Eventually he goes out to make peace, give a couple bucks to Smiley, tell Sweet Dick that Pino didn’t mean anything by it. Clearly this is a nice guy. But then he goes Mel Gibson. And it’s not like Radio Raheem’s death is his fault exactly but if he hadn’t escalated this confrontation in such a crazy way then maybe it wouldn’t have turned into that asshole cop choking Raheem to death.
And speaking of that asshole cop, he’s the same guy who turned off the fire hydrant earlier in the day, and had no sympathy for the racist asshole Italian American guy who wanted them to arrest the kids who sprayed his car with water. The officer was gruff and very New York about it and maybe blowing the guy off was just easier than trying to find some kids that already ran off. But in that situation he was the good guy who told off the asshole. Then he turns around and does this.
My point is that this is a movie where people are just humans. There are very few saints. Possibly Mother Sister, possibly Mookie’s sister, but no one else. Da Mayor is the wise man who gave the movie its name, but he’s a fuckin drunk. And Ahmad has a point about him failing his five kids. Nobody’s really right about everything, everybody’s wrong about something, their stubbornness butts up against their refusal to understand each other and one stupid thing leads to another and next thing you know a man is dead and a building is on fire and what good does this do anyone?
The sad thing is they have it in them to get along. Most of them like Sal. Sal likes most of them. There’s no reason for it to come to this. But it always fuckin does, doesn’t it?
You know what they should’ve done for the anniversary, they shoulda made a DO THE RIGHT THING neighborhood simulation type video game. You gotta make Mookie deliver pizzas but also do little side missions, you gotta get Da Mayor to find a kid to buy him a Miller High Life, you gotta keep everybody cool, and sweep the stores, and help Smiley sell his Martin and Malcolm pictures, and Radio Raheem has to make sure to not run out of batteries and stuff. It could be good.
Because of all the detail of this neighborhood, the things going on in the background (I’m talking about the movie again, not the video game), those scenes of chaos at the climax are incredibly vivid and gutwrenching.

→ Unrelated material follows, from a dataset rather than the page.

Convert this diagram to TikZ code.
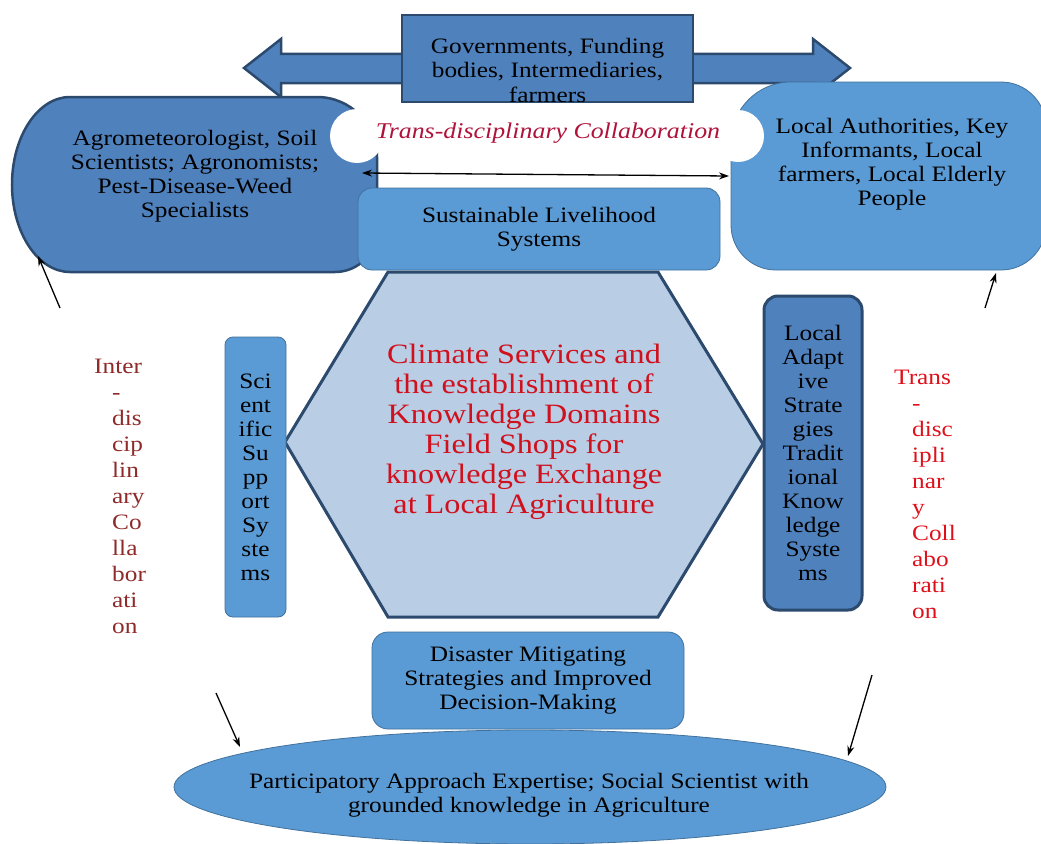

I’ve never been in a riot like that but I’ve been to a few protests and several times in my life I’ve seen riot cops go into that animal mode where they just want to mandhandle and humiliate whoever is in front of them and it has nothing to do with their job anymore as far as you can tell. And watching it you just feel this outrage and betrayal and disgust, you’re putting on Roddy Piper’s sunglasses and seeing the system unmasked and you know there’s not shit you can ever do about it and it won’t even be on the news. I’ve never smashed a storefront and I hope I never will but I know that scene gets the feeling exactly right.
Lee’s filmatism (with help from cinematographer Ernest Dickerson) is incredible. He has a perfect balance of realism and stylization. When you’re watching it you feel like it really is the hottest day of the summer, and you’re just hanging around trying not to sweat too much. I love that you see the moment when the street lights turn on in the background of Da Mayor talking to Mother Sister. The day passing on into night feels so authentic. But Lee also gets into these heightened moments where he switches to exaggerated POV shots. Radio Raheem looking down on tiny little Sal, Sal looking up to giant Radio Raheem. It’s extreme but it’s not spastic; he knows the right spots to use that trick for emphasis, and keeps it in the case until it’s needed.
One of many great cinematic moments: the long, slow closeups of Sid, Willie and M.L. and the two police officers glaring at each other as the squad car rolls by.
Five lifetimes of bad experiences communicated in a handful of dramatic shots. And I can’t discount the importance of the score by Bill Lee in this scene, or throughout. As much as Lee inspired a whole movement of movies in the ’90s, you weren’t seeing many of them scored with melancholy piano jazz.
Trivia: Lee has only ever been nominated for two Oscars (best original screenplay for DO THE RIGHT THING, best documentary feature for 4 LITTLE GIRLS). Jennifer Lawrence has been nominated for three and won one. She was born the year after DO THE RIGHT THING came out.
Anyway, on December 15th we’ll see if any of us are digging out our copies of DRIVING MISS DAISY, that year’s best picture winner, for its 25th birthday. I’m gonna guess no, but it doesn’t really matter. Thank you Spike Lee for making this movie that was incredibly potent in the moment and only gets more interesting with age.
June 30th, 2014 at 3:24 am
For a guy who’s now trying to pass himself off as white, you’re doing a pisspoor job of it so far.